LUISS University Press

CFP PPI, vol. 11, 2021, “Capitalism and Critical Theory”

CFP: PPI, vol. 11, 2021

Special Issue:  Capitalism and Critical Theory

This special issue will include a discussion of Nancy Fraser’s Capitalism. A Conversation in Critical Theory, co-authored with Rahel Jaeggi (Polity Press 2018), with commentaries by Giorgio Fazio (Sapienza University), Alessandro Ferrara (Tor Vergata University), Laura Pennacchi (Basso Foundation), Stefano Petrucciani (Sapienza University), Angela Taraborrelli (Cagliari University), followed by Fraser’s replies.

 

Submission Deadline

Long Abstract (1,000 words max):  August, 31, 2020

Full paper (9,000 words max, upon acceptance):  November, 30, 2020

 

Guest Editor: Giorgio Fazio (Sapienza University)

 

Aims and Background

For a long time, “capitalism” had largely been absent from political and intellectual debates. It was even absent from the agenda of “critical theory”. The tendency to abandon an orthodox and reductively economistic paradigm of capitalism pushed most of those who think of themselves as critical theorists to move toward moral, political, or legal theory, and to leave the terrain of a large-scale social theory of capitalist societies dealing with large historical processes, systemic conflicts, and deep-seated contradictions and crisis tendencies. Since the new capitalist crisis emerged in 2008 this trend has been reversed. There is a momentum to critical analyses of contemporary capitalism.

How to conceptualize capitalism “as such” without homogenizing the great variety of ways in which capitalist societies differed from one another during the last four centuries, and still do differ from one another nowadays? And accepting that the task of critical theory should be to provide a large-scale social theory of capitalism focused on its “crisis tendencies” and “contradictions”, how to conceive a “crisis theory” of capitalism without falling back into mechanistic, deterministic, teleological, functionalistic assumptions? How to integrate the Marxian paradigm with other critical paradigms, like the ecological one, that understand capitalist sistemic crisis in a different, not economicistic way?

These are some of the guiding questions of Capitalism. A Conversation in Critical Theory – co-authored by American philosopher, Nancy Fraser and German philosopher, Rahel Jaeggi. The book aims to provide “an enlarged view of capitalism”, working out in an innovative way four macro issues: “Conceptualizing Capitalism”, “Historicizing Capitalism”, “Criticizing Capitalism”, “Contesting Capitalism”.

There is a growing and rich discussion on these topics, which this issue of Philosophy and Public Issues intends to capture and explore. We encourage submissions of original papers that philosophically explore aspects of an updated critical theory of capitalism – revolving around the four issues: conceptualizing, historicizing, criticizing, contesting capitalism – and possibly engaging with Nancy Fraser’s «neo-Polanyian approach to capitalism».
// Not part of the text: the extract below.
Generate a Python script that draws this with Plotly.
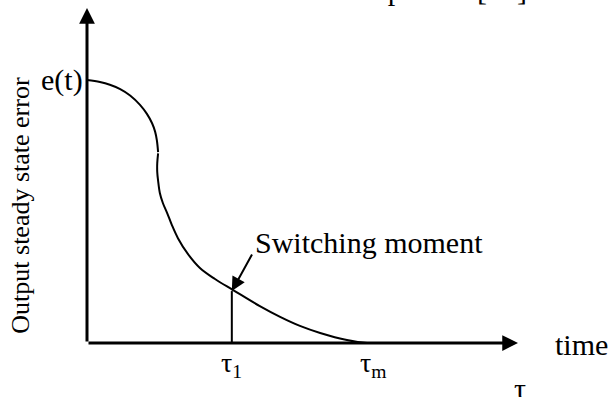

We expect original contributions discussing problems such as (but not limited to):

  • Contradictions and crisis tendencies of neoliberal capitalism;
  • “Varieties of capi­talism” and historical develop­ment of different stages of capitalism;
  • Capitalism and ecological crisis;
  • Contradiction of Care and Capitalism;
  • Global Capitalism and the Crisis of Democracy;
  • Feminism, Capitalism, and Critique;
  • Functional, moral, and ethical Critique of Capitalism;
  • Social Movements and Global Capitalism;

… or any other relevant topic, subject to the Editors’ approval.

 

Submission Details

Please send a (.odt, .doc or .docx) file containing a long abstract (1,000 words max) and a title, prepared for blind review with all revealing references to the author removed. All personal information (name, affiliation, and contact) must be submitted separately, along with a short abstract (200 words max). Deadline for abstract submission is August, 31, 2020. Decisions will be made within a month.

All material should be submitted sending an e-mail to special issue’s editors giorgiofazio77@gmail.com, editorppi@luiss.it, and PPI’s managing editor malpassimo@hotmail.com

Upon notification of acceptance, you will be invited to submit the full paper (9,000 words max) no later than November, 30, 2020. The volume will be published in 2021.